I will protect your pensions. Nothing about your pension is going to change when I am governor. - Chris Christie, "An Open Letter to the Teachers of NJ" October, 2009

Thursday, November 7, 2013

What Happened Tuesday?

I've listened to a fair bit of punditry and read a fair bit of opinion about Tuesday's election results. And it still doesn't make sense to me.

I'll leave Virginia out of this because I really didn't follow the race. But here in Metro NYC, we had two big, contiguous races. Both ended in landslides - but for candidates who couldn't be more different:
  • Bill de Blasio is an unreserved progressive whose biggest policy plan is to tax the wealthy and use the funds for Pre-K. 
  • Chris Christie never met a tax on the wealthy he didn't want to slash. His biggest policy win over the last four years was reneging on his promises to public workers that he wouldn't touch their pensions. His biggest policy goal of the next term is undoubtedly to gut SFRA, NJ's school funding equity plan, putting urban school districts on a path to destruction.
I really don't think the Five Boroughs and the Garden State are that much different; they're different, but not so much that you would expect landslides in two different directions. I suppose every race is unique, and we could spend hours debating about Barbara Buono's leather jacket and Dante's afro and Sandy and Christie's weird relationship with the NJ press and how much everyone hates Generalissimo Bloomberg and so on. But if you can see a pattern, you're a better political prognosticator than I.

Maybe my confusion comes from an admittedly narrow view: I keep wondering what all this means for teachers. The only guy in America who hates teachers more than Mike Bloomberg is, of course, Chris Christie. de Blasio - even though he didn't get the UFT's endorsement - seems much more amenable to the profession. Even with contract negotiations coming up, I can't imagine him going around comparing teachers to drug dealers, or making stupid comments about how we come from the bottom 20%.

And yet that's Christie's stock-in-trade, and it looks like he's getting warmed up for another big round of teacher bashing:


Maybe New Jersey has to go through another four years of this boorish blowhard before we finally get it. Hell, it took twelve years of Bloomberg before Gotham finally woke up to what a creep he is. George W. Bush, Christie's political mentor, earned a second term even though he was a train wreck; it didn't take too long after the second election, though, before people realized just how unqualified he was to be president. Maybe it's just a matter of time before Jersey sees that Chris Christie is little more than a petty, mean, incurious thug.

In any case, my advice to New Jersey progressives - not just us in the real education reform movement, but all progressives - is not to be intimidated. Democrats held the Senate and Assembly... yeah, OK, that was all part of Christie's deal with the NJ Dem machines, but it does mean we aren't about to become a right-to-work state any time soon (unless I am very mistaken, which, when it comes to politics, I admit happens now and then: I thought this, for example, was going to be a huge blow for Christie. It wasn't.).

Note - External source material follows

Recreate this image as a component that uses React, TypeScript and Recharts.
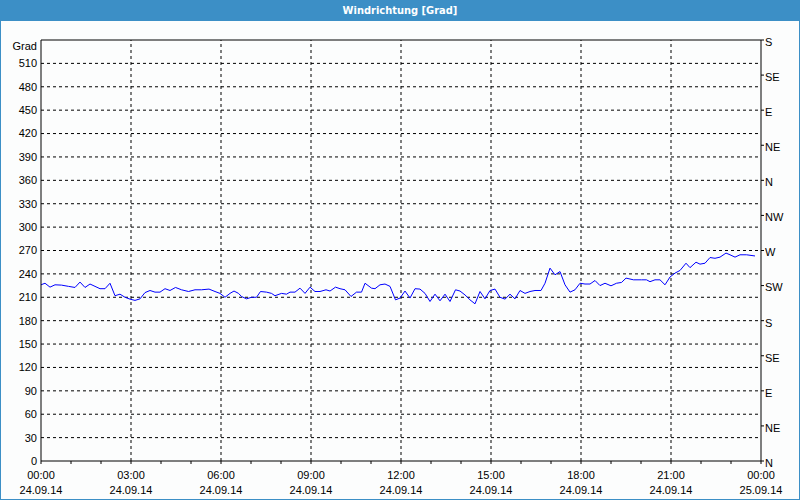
import React from 'react';
import { LineChart, Line, XAxis, YAxis, CartesianGrid, ReferenceLine } from 'recharts';

// minutes since 24.09.14 00:00
const minutes = [
  0, 8, 18, 28, 41, 55, 68, 78, 88, 98, 118, 128, 138, 148, 158, 168, 178, 188, 198, 208,
  218, 228, 238, 248, 258, 269, 281, 295, 308, 321, 336, 348, 358, 368, 378, 386, 395, 401, 411, 421,
  431, 439, 451, 461, 468, 481, 491, 498, 508, 518, 528, 538, 548, 558, 570, 578, 589, 598, 608, 620,
  631, 641, 648, 661, 668, 678, 688, 698, 709, 718, 728, 738, 748, 758, 768, 778, 788, 798, 808, 818,
  829, 838, 848, 858, 868, 878, 888, 898, 908, 918, 928, 938, 948, 958, 968, 978, 988, 1000, 1008, 1018,
  1028, 1038, 1048, 1058, 1068, 1078, 1088, 1098, 1108, 1118, 1128, 1140, 1151, 1161, 1170, 1185, 1201, 1211, 1218, 1228,
  1238, 1248, 1258, 1268, 1278, 1290, 1298, 1310, 1318, 1328, 1338, 1348, 1358, 1370, 1378, 1388, 1398, 1411, 1428,
];

const degrees = [
  226, 228, 223, 226, 225.6, 224, 222.6, 229.5, 222.6, 227, 221, 221, 228, 212, 214, 210, 207.6, 206, 208, 216,
  218.7, 216.6, 216.6, 221, 218.7, 222.6, 219.6, 217.4, 219.6, 219.6, 220.5, 217.4, 215, 210, 215, 218, 215, 211, 208, 210,
  210, 217.4, 216.6, 215, 212, 215, 214, 216.6, 216.6, 221.7, 215, 223, 217.4, 217.4, 219.6, 218, 223, 221, 219.6, 211,
  216.6, 216.6, 228, 221.7, 221, 226, 227, 224, 206.7, 209, 218, 209, 221, 220.5, 215, 204.6, 214, 205.5, 214, 204.6,
  219.6, 218, 213, 206.7, 201.6, 217.4, 208, 218.7, 220.5, 210, 207.6, 214, 208, 218.7, 215, 217.4, 218.7, 218.7, 228, 247.4,
  238.8, 243, 226, 216.6, 219.6, 228, 227, 227, 231.5, 225, 228, 224.7, 228, 229, 234.6, 232.4, 232.4, 232.4, 230, 232.4,
  232.4, 226, 236, 241, 244.4, 253.7, 248, 255, 252.5, 253.7, 261, 260, 261.5, 266.7, 264.5, 261.5, 264.5, 264.5, 263,
];

const hourTicks = [0, 60, 120, 180, 240, 300, 360, 420, 480, 540, 600, 660, 720, 780, 840, 900, 960, 1020, 1080, 1140, 1200, 1260, 1320, 1380, 1440];
const majorTicks = [0, 180, 360, 540, 720, 900, 1080, 1260, 1440];
const timeLabels = ['00:00', '03:00', '06:00', '09:00', '12:00', '15:00', '18:00', '21:00', '00:00'];
const dateLabels = ['24.09.14', '24.09.14', '24.09.14', '24.09.14', '24.09.14', '24.09.14', '24.09.14', '24.09.14', '25.09.14'];

const gradTicks = [0, 30, 60, 90, 120, 150, 180, 210, 240, 270, 300, 330, 360, 390, 420, 450, 480, 510, 540];
const compassTicks = [0, 45, 90, 135, 180, 225, 270, 315, 360, 405, 450, 495, 540];
const compassLabels = ['N', 'NE', 'E', 'SE', 'S', 'SW', 'W', 'NW', 'N', 'NE', 'E', 'SE', 'S'];

const data = minutes.map((m, i) => ({ t: m, deg: degrees[i] }));

const FONT = '"Liberation Sans", Arial, sans-serif';

const TimeTick = (props: any) => {
  const { x, y, payload } = props;
  const idx = majorTicks.indexOf(payload.value);
  return (
    <g>
      <line x1={x} y1={y} x2={x} y2={y + 3} stroke="#000" />
      {idx >= 0 && (
        <>
          <text x={x} y={y + 18} textAnchor="middle" fontSize={11} fill="#000">{timeLabels[idx]}</text>
          <text x={x} y={y + 33} textAnchor="middle" fontSize={11} fill="#000">{dateLabels[idx]}</text>
        </>
      )}
    </g>
  );
};

const GradTick = (props: any) => {
  const { x, y, payload } = props;
  const top = payload.value === 540;
  return (
    <text x={x} y={y + (top ? 6 : 0)} dy="0.355em" textAnchor="end" fontSize={11} fill="#000">
      {top ? 'Grad' : payload.value}
    </text>
  );
};

const CompassTick = (props: any) => {
  const { x, y, payload } = props;
  return (
    <g>
      <line x1={x - 4} y1={y} x2={x - 1} y2={y} stroke="#000" />
      <text x={x} y={y + 2} dy="0.355em" textAnchor="start" fontSize={11} fill="#000">
        {compassLabels[compassTicks.indexOf(payload.value)]}
      </text>
    </g>
  );
};

export default function App() {
  return (
    <div style={{ position: 'absolute', left: 0, top: 0, width: 800, height: 500, boxSizing: 'border-box', border: '1px solid #3c8fc6', background: '#fcfdfd', fontFamily: FONT }}>
      <div style={{ position: 'absolute', left: 0, top: 0, width: 798, height: 20, background: '#3c8fc6', color: '#fff', fontWeight: 'bold', fontSize: 11, lineHeight: '20px', textAlign: 'center', fontFamily: '"Liberation Sans Narrow", "DejaVu Sans Condensed", sans-serif' }}>
        Windrichtung [Grad]
      </div>
      <div style={{ position: 'absolute', left: -1, top: -1 }}>
        <LineChart width={800} height={500} data={data} margin={{ top: 39, right: 0, bottom: 0, left: 0 }} style={{ fontFamily: FONT }}>
          <CartesianGrid vertical={false} yAxisId="left" stroke="#000" strokeDasharray="3 3" horizontalValues={gradTicks.slice(1, -1)} />
          <XAxis
            dataKey="t"
            type="number"
            domain={[0, 1440]}
            ticks={hourTicks}
            interval={0}
            height={39}
            tickLine={false}
            tickSize={0}
            tickMargin={0}
            axisLine={{ stroke: '#000' }}
            tick={TimeTick}
          />
          <XAxis
            xAxisId="top"
            orientation="top"
            dataKey="t"
            type="number"
            domain={[0, 1440]}
            ticks={majorTicks}
            height={1}
            tick={false}
            tickLine={false}
            axisLine={{ stroke: '#000', strokeWidth: 1 }}
          />
          <YAxis
            yAxisId="left"
            domain={[0, 540]}
            ticks={gradTicks}
            interval={0}
            width={41}
            tickLine={false}
            tickSize={4}
            tickMargin={0}
            axisLine={{ stroke: '#000' }}
            tick={GradTick}
          />
          <YAxis
            yAxisId="right"
            orientation="right"
            domain={[0, 540]}
            allowDataOverflow
            ticks={compassTicks}
            interval={0}
            width={39}
            tickSize={3}
            tickMargin={1}
            tickLine={false}
            axisLine={{ stroke: '#000' }}
            tick={CompassTick}
          />
          {majorTicks.slice(1, -1).map((m) => (
            <ReferenceLine key={m} x={m} yAxisId="left" stroke="#000" strokeDasharray="3 3" />
          ))}
          <Line xAxisId="top" yAxisId="right" type="linear" dataKey="deg" stroke="none" dot={false} activeDot={false} legendType="none" isAnimationActive={false} />
          <Line yAxisId="left" type="linear" dataKey="deg" stroke="#0000ff" strokeWidth={1} dot={false} isAnimationActive={false} />
        </LineChart>
      </div>
    </div>
  );
}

More importantly, the minimum wage initiative passed with a slightly larger margin than Christie's win. Doesn't that say something about how shallow Christie's support really is? His coattails are so small he couldn't even win one Republican chamber, and an initiative he was dead set against passed resoundingly. People might like the fleece, but they are far from sold on the policies.

So, as far as education goes: let's not back down on full funding for SFRA. Let's stand up for our children and put a moratorium on high-stakes testing. Let's stop Operation Hindenburg, the insane teacher evaluation plan, before it blows up in our faces. Let's not allow taxpayer money to be thrown away on unaccountable, unsuccessful "virtual" charters. Let's stop the rush to expand charter schools which are engaging in highly questionable practices. Let's not gut our teacher preparation programs in our excellent New Jersey colleges and universities for teacher prep programs of dubious quality.

And, most importantly: let's not allow Chris Christie's presidential ambitions to de-professionalize teaching. If he wants a war with us so he can appease Tea Baggers in Super Tuesday states, fine: bring it on. We won't back down, and we won't allow him to gut New Jersey's great public schools just so he can take a shot at the White House.

Let the end of Chris Christie's failed reign commence.



ADDING: How long until Education Commissioner Chris Cerf is out of here? Thoughts on this in a bit...

Come on, Joel, return my calls...

2 comments:

Giuseppe said...

Christie had the advantages of being the incumbent governor, a celebrity, a media star, "charismatic" (in a NJ101.5 kind of way) and having the backing of some very powerful right wing billionaires. He had made all kinds of deals with powerful NJ Democrats. All kinds of New Jerseyans voted for Christie because they believed this myth that he is honest. I'm really hoping that not too many teachers voted for Christie but who knows? Nothing honest about CC but he is smart, savvy, ruthless and Machiavellian to the nth degree.

Irene said...

And everyone with a second home down the shore voted for him. Terrible.